Egypt’s Republican Guard deployed tanks around the presidential palace to prevent further bloodshed between Islamist supporters of President Mohamed Morsi and his secular, liberal and non-Islamist opponents. Thousands of Morsi’s Muslim Brotherhood backers pulled out of the area altogether, an attempt to quiet a deepening political crisis unleashed Nov. 22, when Morsi issued a decree giving himself near-absolute power in the name of speeding the country’s turbulent democratic transition.
Supporters and opponents of Egyptian leader Mohamed Morsi fought with rocks, firebombs and sticks outside the presidential palace in Cairo on Wednesday. A faction of the Egyptian army has sent tanks back into the city, less than two years after the army deployed shortly before Hosni Mubarak’s resignation. By Thursday afternoon, at least three of Morsi’s advisers had resigned over the decree, and Egypt’s influential al-Azhar University, a seat of moderate Islam, was calling on Morsi to rescind it.

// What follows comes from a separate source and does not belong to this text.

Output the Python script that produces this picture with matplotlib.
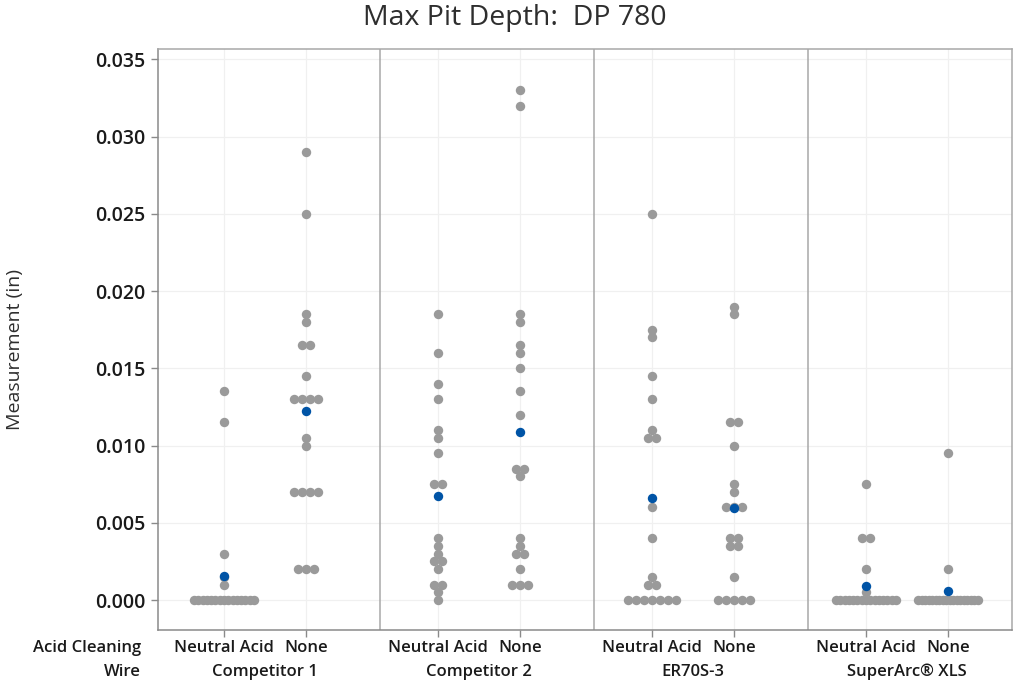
import numpy as np
import matplotlib.pyplot as plt

# categories
wires = ['Competitor 1', 'Competitor 2', 'ER70S-3', 'SuperArc® XLS']
cleanings = ['Neutral Acid', 'None']

c1_neutral = [0.0135, 0.0115, 0.003, 0.0015, 0.001,
              0, 0, 0, 0, 0, 0, 0, 0, 0, 0, 0, 0, 0, 0, 0]
c1_none = [0.029, 0.025, 0.0185, 0.018, 0.0165, 0.0165, 0.0145,
           0.013, 0.013, 0.013, 0.013, 0.0105, 0.010,
           0.007, 0.007, 0.007, 0.007, 0.002, 0.002, 0.002]
c2_neutral = [0.0185, 0.016, 0.014, 0.013, 0.011, 0.0105, 0.0095,
              0.0075, 0.0075, 0.004, 0.0035, 0.003, 0.0025, 0.0025,
              0.002, 0.001, 0.001, 0.0005, 0]
c2_none = [0.033, 0.032, 0.0185, 0.018, 0.0165, 0.016, 0.015, 0.0135,
           0.012, 0.0085, 0.0085, 0.008, 0.004, 0.0035, 0.003, 0.003,
           0.002, 0.001, 0.001, 0.001]
er_neutral = [0.025, 0.0175, 0.017, 0.0145, 0.013, 0.011, 0.0105, 0.0105,
              0.006, 0.004, 0.0015, 0.001, 0.001,
              0, 0, 0, 0, 0, 0, 0]
er_none = [0.019, 0.0185, 0.0115, 0.0115, 0.010, 0.0075, 0.007,
           0.006, 0.006, 0.006, 0.004, 0.004, 0.0035, 0.0035, 0.0015,
           0, 0, 0, 0, 0]
sa_neutral = [0.0075, 0.004, 0.004, 0.002, 0.0005,
              0, 0, 0, 0, 0, 0, 0, 0, 0, 0, 0, 0, 0, 0, 0]
sa_none = [0.0095, 0.002,
           0, 0, 0, 0, 0, 0, 0, 0, 0, 0, 0, 0, 0, 0, 0, 0, 0, 0]

groups = [[c1_neutral, c1_none], [c2_neutral, c2_none],
          [er_neutral, er_none], [sa_neutral, sa_none]]

yticks = [0.0, 0.005, 0.010, 0.015, 0.020, 0.025, 0.030, 0.035]

GRAY = '#9a9a9a'
BLUE = '#0054a6'
FONT = 'Open Sans'
plt.rcParams['font.family'] = [FONT, 'DejaVu Sans']

group_step = 2.61
step = 0.096      # horizontal spacing of tied points
max_span = 0.73   # widest a row of ties may get
dot = 46

fig = plt.figure(figsize=(10.14, 6.83), dpi=100)
ax = fig.add_axes([157.5 / 1014, 53 / 683, 855 / 1014, 581 / 683])

xpos = []
for g, pair in enumerate(groups):
    for j, vals in enumerate(pair):
        x0 = g * group_step + j
        xpos.append(x0)
        vals = np.array(vals, dtype=float)
        xs, ys = [], []
        for v in np.unique(vals):
            k = int(np.sum(vals == v))
            d = step if k < 2 else min(step, max_span / (k - 1))
            for i in range(k):
                xs.append(x0 + (i - (k - 1) / 2) * d)
                ys.append(v)
        ax.scatter(xs, ys, s=dot, color=GRAY, linewidths=0, zorder=3)
        ax.scatter([x0], [vals.mean()], s=dot, color=BLUE, linewidths=0, zorder=4)

# panel dividers
for g in range(len(wires) - 1):
    ax.axvline(g * group_step + 1.9, color='#a8a8a8', lw=1.1, zorder=2)

ax.set_xlim(-0.811, 9.616)
ax.set_ylim(-0.00194, 0.03567)
ax.set_yticks(yticks)
ax.set_yticklabels(['%.3f' % t for t in yticks])
ax.set_xticks(xpos)
ax.set_xticklabels([])
ax.grid(True, color='#f0f0f0', lw=0.9, zorder=0)
ax.set_axisbelow(True)

for side in ['left', 'bottom']:
    ax.spines[side].set_color('#8a8a8a')
for side in ['top', 'right']:
    ax.spines[side].set_color('#a8a8a8')
for sp in ax.spines.values():
    sp.set_linewidth(1.1)
ax.tick_params(axis='both', color='#8a8a8a', length=5, width=1)
ax.tick_params(axis='y', labelsize=14, labelcolor='#1a1a1a', pad=4)
for lab in ax.get_yticklabels():
    lab.set_fontweight('semibold')

# x labels: cleaning row and wire row
tr = ax.get_xaxis_transform()
for g, w in enumerate(wires):
    for j, c in enumerate(cleanings):
        ax.text(g * group_step + j, -0.031, c, transform=tr, ha='center', va='center',
                fontsize=12, fontweight='semibold', color='#1a1a1a')
    ax.text(g * group_step + 0.5, -0.0723, w, transform=tr, ha='center', va='center',
            fontsize=12, fontweight='semibold', color='#1a1a1a')

fig.text(141 / 1014, 1 - 648 / 683, 'Acid Cleaning', ha='right', va='center',
         fontsize=12, fontweight='semibold', color='#1a1a1a')
fig.text(141 / 1014, 1 - 672 / 683, 'Wire', ha='right', va='center',
         fontsize=12, fontweight='semibold', color='#1a1a1a')

fig.text(15 / 1014, 1 - 350 / 683, 'Measurement (in)', rotation=90, ha='center',
         va='center', fontsize=14, color='#2e2e2e')
fig.text(515 / 1014, 1 - 18 / 683, 'Max Pit Depth:  DP 780', ha='center', va='center',
         fontsize=20.5, color='#2e2e2e')

fig.savefig('out.png', dpi=100)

At Morsi’s presidential palace, the fragile democratic transition had come to this: Soldiers from the elite Guard units — who are tasked with protecting Morsi — were setting up a barbed-wire perimeter around the palace, where seven tanks and about 10 smaller armored trucks with guns were stationed. Dozens of black-uniformed riot police huddled against the walls of the compound, as some opposition protesters shouted taunts at the soldiers across the barbed wire coils. Crews arrived to clear streets strewn with broken glass and rocks and sticks from the overnight battles that left six people dead and more than 400 injured, according to the Health Ministry.